En effet, en vertu des articles L. 2512-13 et L. 2512-14 du code général des collectivités territoriales, la police de la circulation sur les axes dits structurants reste aujourd'hui une prérogative du préfet de police, qui dispose d'un droit de regard sur les décisions municipales. Cette disposition, propre à Paris, constitue une exception administrative lourde de conséquences : le Conseil de Paris ne peut décider de la piétonnisation des voies sur berges qu'à la condition d'obtenir un avis favorable du préfet de police, représentant de l'État. Elle limite ainsi la capacité de la Ville à mettre en oeuvre de manière autonome les politiques de piétonnisation ou d'aménagement de son espace public, pourtant essentielles à la transition écologique de la capitale et largement souhaitées par les Parisiennes et les Parisiens.
La présente proposition de loi vise donc à clarifier et à rééquilibrer la répartition des compétences en matière de circulation à Paris, en transférant à la Ville la pleine compétence sur les voies sur berges de la Seine. Elle tend à répondre à une double exigence, à la fois écologique, renforçant les initiatives locales de lutte contre la pollution de l'air, le bruit et les émissions de gaz à effet de serre, et démocratique, en réaffirmant le pouvoir et le rôle central des élus locaux dans la définition et la mise en oeuvre des politiques d'aménagement et de transformation de l'espace public.
L'article 1er de la présente proposition de loi insère une disposition nouvelle à l'article L. 2512-13 du code général des collectivités territoriales, afin de conférer au maire de Paris la compétence exclusive en matière de circulation, d'aménagement et de piétonnisation des voies sur berges. Il s'agit de mettre fin à l'intervention systématique du préfet de police dans la définition de l'usage de ces voies, pour permettre à la municipalité de les aménager librement, dans le respect des priorités sanitaires, environnementales et de mobilité définies localement.
L'article 2 modifie en conséquence l'article L. 2512-14 du même code. Il supprime la clause générale de réserve qui subordonne l'exercice des compétences du maire à celles du préfet de police et procède à une réécriture des alinéas II à IV. Il clarifie la répartition des responsabilités en maintenant la capacité du préfet à intervenir temporairement pour des motifs impérieux de sécurité, tout en reconnaissant au maire la compétence générale sur l'ensemble de la circulation et du stationnement à Paris. Il supprime également les dispositifs de listes d'axes définis par décret ou arrêté préfectoral, qui limitent aujourd'hui l'autonomie municipale, afin de garantir une gouvernance plus cohérente et démocratique des politiques d'aménagement de l'espace public parisien.

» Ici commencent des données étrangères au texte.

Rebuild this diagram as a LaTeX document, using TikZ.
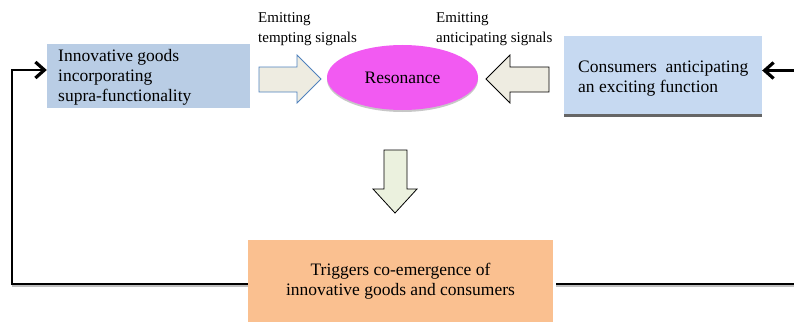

* 1 Enquête régionale sur la mobilité des Franciliens, L'Institut Paris région, 4/04/2024. https://www.institutparisregion.fr/mobilite-et-transports/deplacements/enquete-regionale-sur-la-mobilite-des-franciliens/
* 2 Données de la Ville de Paris, mise à jour le 7/02/2025 : « Comment se sont déplacés les Parisiens en 2023 ? » https://www.paris.fr/pages/le-bilan-des-deplacements-a-paris-en-2023-27604#:~:text=Accidentologie%20%3A,428%20contre%20314%20en%202022
* 3 Rapport final - Suivi de l'évolution de la qualité de l'air après fermeture des voies sur berges rive droite - Octobre 2017.
* 4 Rapport intermédiaire n° 1 - Campagne hivernale - Suivi de l'évolution de la qualité de l'air après la fermeture des voies sur berge rive droite - Mars 2017.